If you like getting your hands dirty in Excel and doing player analysis like this, sign up for the Smart Fantasy Baseball newsletter where you’ll get more great ideas like this.
Be smart.
Hey,
I tried to do this with Excel 2007 and I could not choose a different worksheet. Is there a way you did that or am I just using too old of a version?
Hi JP. Good question. I no longer have access to Excel 2007. It sounds like you’re talking about the part where the data is pulled into the sheet, starting at around the 9:18 mark. What if you create a new sheet before this, and then select the cell you want the information to populate in before you click the “Existing Connections” button? My guess is the information would pull into this new tab at that point.
Hi Tanner,
I’m having some difficult with running a query from tables from Fangraphs. Maybe you can help with the coding aspect.
I’m basically trying to capture gamelogs of my team’s players throughout the season. I want to be able to pull each players fangraphs “standard” gamelog (not advanced, dashboard, etc.).
I have followed your instructions, using the above video as a base. However, when I get to editing the query in Notepad, the web address for Dustin Pedroia, for example is this:
http://www.fangraphs.com/statsd.aspx?playerid=8370&position=2B&type=1&gds=&gde=&season=2014
How can I edit the web query to read the playerid, position, and (I think) type of format of the game log (i.e. standard view vs. dashboard (type=0))? This may be unclear but happy to clarify or if you know of a better way to pull down daily game logs of players, I would be greatly appreciated.
Also, is there any reason that Baseball Reference doesn’t allow you to pull their web tables in anymore? Just curious. I could do it for about 2/3 of last season
Hi Sean,
In regards to your Baseball Reference question, the tables on some sites don’t seem to get identified in Excel, so you don’t see the neat little yellow arrow. But in the iqy file, the “Selection=” option might still allow you to pull in the information. I believe “Selection=2” would pull in the second table on the page. And this is what let me pull in a game log from a player’s game log page.

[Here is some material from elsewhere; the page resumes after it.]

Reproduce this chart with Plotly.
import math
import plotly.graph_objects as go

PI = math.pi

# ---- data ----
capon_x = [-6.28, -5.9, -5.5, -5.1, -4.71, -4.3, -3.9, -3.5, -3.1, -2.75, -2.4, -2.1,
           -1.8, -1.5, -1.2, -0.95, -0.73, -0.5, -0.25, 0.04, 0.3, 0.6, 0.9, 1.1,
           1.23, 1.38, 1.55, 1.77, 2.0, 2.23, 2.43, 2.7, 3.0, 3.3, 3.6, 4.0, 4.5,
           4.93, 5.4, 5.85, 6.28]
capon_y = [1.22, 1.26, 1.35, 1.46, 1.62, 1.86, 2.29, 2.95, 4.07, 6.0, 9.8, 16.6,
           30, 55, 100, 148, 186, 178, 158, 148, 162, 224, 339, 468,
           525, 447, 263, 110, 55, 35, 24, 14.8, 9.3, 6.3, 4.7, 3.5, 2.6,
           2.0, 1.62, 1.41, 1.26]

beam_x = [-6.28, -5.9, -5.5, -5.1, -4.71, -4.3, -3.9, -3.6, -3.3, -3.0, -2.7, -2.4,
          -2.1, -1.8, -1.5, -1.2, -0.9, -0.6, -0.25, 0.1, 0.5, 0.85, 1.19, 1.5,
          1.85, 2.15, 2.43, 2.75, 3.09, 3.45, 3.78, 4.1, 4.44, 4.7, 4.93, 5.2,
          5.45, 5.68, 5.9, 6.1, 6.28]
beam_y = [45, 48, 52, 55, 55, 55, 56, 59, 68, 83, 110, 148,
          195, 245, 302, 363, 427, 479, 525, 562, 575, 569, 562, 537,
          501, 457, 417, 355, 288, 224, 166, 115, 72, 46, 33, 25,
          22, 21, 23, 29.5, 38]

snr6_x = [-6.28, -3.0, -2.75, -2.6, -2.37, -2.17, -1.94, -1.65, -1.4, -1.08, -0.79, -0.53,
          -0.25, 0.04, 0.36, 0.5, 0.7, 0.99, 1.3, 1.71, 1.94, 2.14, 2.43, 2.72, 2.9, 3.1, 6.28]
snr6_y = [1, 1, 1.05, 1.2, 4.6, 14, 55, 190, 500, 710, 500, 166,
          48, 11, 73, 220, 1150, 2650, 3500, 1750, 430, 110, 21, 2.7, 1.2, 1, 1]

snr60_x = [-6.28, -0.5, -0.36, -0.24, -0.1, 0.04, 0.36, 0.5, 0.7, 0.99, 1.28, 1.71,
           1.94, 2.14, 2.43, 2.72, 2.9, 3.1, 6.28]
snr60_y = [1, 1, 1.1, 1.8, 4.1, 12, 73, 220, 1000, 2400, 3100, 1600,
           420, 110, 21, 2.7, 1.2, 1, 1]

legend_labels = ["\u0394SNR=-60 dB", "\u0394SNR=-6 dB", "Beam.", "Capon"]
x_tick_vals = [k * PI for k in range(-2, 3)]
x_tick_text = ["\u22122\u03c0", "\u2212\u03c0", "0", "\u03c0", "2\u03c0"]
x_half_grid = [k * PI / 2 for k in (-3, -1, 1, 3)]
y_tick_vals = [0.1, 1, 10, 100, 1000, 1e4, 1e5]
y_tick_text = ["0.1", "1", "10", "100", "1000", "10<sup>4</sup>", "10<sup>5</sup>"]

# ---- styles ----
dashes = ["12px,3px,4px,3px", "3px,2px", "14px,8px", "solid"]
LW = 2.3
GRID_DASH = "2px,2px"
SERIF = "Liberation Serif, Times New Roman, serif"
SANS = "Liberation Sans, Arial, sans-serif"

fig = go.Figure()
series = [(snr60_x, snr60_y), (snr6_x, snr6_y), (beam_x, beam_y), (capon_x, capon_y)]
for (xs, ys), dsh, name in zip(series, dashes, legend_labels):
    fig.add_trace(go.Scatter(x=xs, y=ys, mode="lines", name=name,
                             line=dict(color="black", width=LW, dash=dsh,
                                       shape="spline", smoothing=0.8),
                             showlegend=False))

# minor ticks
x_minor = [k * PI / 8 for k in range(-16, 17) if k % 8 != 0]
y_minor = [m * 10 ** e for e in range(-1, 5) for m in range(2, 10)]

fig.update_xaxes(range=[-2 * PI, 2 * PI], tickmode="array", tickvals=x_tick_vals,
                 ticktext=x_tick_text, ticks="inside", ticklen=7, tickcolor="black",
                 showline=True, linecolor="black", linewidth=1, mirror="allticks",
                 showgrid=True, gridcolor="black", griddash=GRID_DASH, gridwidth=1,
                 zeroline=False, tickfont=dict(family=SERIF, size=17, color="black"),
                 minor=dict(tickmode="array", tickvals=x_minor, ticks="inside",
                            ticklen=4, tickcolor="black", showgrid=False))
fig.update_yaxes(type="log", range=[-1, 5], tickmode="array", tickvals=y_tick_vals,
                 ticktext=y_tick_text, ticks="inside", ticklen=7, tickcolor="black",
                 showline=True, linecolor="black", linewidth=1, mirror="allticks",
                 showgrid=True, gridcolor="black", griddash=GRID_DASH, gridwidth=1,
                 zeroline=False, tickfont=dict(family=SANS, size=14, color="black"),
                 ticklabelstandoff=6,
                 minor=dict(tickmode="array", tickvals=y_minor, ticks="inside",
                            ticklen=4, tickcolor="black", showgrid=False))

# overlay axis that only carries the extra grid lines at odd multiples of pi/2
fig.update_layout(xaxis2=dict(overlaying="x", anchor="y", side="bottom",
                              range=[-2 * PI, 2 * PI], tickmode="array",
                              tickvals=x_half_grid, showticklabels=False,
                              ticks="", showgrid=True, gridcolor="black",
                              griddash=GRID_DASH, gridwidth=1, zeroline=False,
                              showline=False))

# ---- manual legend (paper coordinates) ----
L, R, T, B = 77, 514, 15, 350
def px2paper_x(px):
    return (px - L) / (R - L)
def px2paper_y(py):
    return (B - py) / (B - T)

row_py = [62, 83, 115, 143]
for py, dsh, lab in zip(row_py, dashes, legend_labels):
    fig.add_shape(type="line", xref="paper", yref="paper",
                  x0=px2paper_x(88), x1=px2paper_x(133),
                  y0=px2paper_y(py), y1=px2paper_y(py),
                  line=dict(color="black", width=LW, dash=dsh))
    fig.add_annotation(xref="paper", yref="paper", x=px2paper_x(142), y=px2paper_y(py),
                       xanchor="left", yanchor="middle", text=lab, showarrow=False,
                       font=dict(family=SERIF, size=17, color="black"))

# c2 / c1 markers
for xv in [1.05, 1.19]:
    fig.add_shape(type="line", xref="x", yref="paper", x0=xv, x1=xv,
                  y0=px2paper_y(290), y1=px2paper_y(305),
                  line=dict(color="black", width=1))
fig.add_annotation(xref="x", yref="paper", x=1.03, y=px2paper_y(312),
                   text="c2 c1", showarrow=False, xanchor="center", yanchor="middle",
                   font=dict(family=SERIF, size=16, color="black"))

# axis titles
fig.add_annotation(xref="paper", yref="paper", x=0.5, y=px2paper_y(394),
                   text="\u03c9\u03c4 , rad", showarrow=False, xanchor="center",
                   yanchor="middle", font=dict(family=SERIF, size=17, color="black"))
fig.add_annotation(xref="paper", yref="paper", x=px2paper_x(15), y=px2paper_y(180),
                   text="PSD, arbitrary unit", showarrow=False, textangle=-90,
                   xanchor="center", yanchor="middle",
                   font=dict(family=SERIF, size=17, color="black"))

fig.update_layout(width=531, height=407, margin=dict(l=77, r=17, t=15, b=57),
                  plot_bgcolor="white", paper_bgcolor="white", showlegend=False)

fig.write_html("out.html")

For example, to pull in Miguel Cabrera’s 2014 game log my iqy file looked like this:
WEB
1
http://www.baseball-reference.com/players/gl.cgi?id=cabremi01&t=b&year=2014
Selection=2
Formatting=None
PreFormattedTextToColumns=True
ConsecutiveDelimitersAsOne=True
SingleBlockTextImport=False
DisableDateRecognition=False
DisableRedirections=False
I just keep changing “Selection=” to different numbers until the information I want comes in.
Hope that helps,
Tanner
Tanner, Thanks for the quick response and apologies on my delayed response. For some reason BR isn’t working even when toggling the “Selection=” to any given number. The Fangraphs does work for me even with the added nuisance of adding type and position. It’s further complicated by players with multiple position eligibility. But I do appreciate the help and it’s working well for me now.
What I’m basically trying to do is capture each team’s daily performances (mine in particular) but I haven’t found a good way to automate that process yet completely due to start/sits on any given day.
It does seem silly that you need the position to hit a player’s game log. Sounds like you’re pretty advanced at this, so I presume you thought of adding a column to the Player ID Map for Fangraphs position?
I wish I was a little better at scripting and/or web scraping, so I could help you out. One day…
Have you read Baseball Hacks? It’s several years old now, but it does have a section on how to create a database of current year stats and games. It’s more database oriented, but you may need that kind of heavy lifting to get the job done.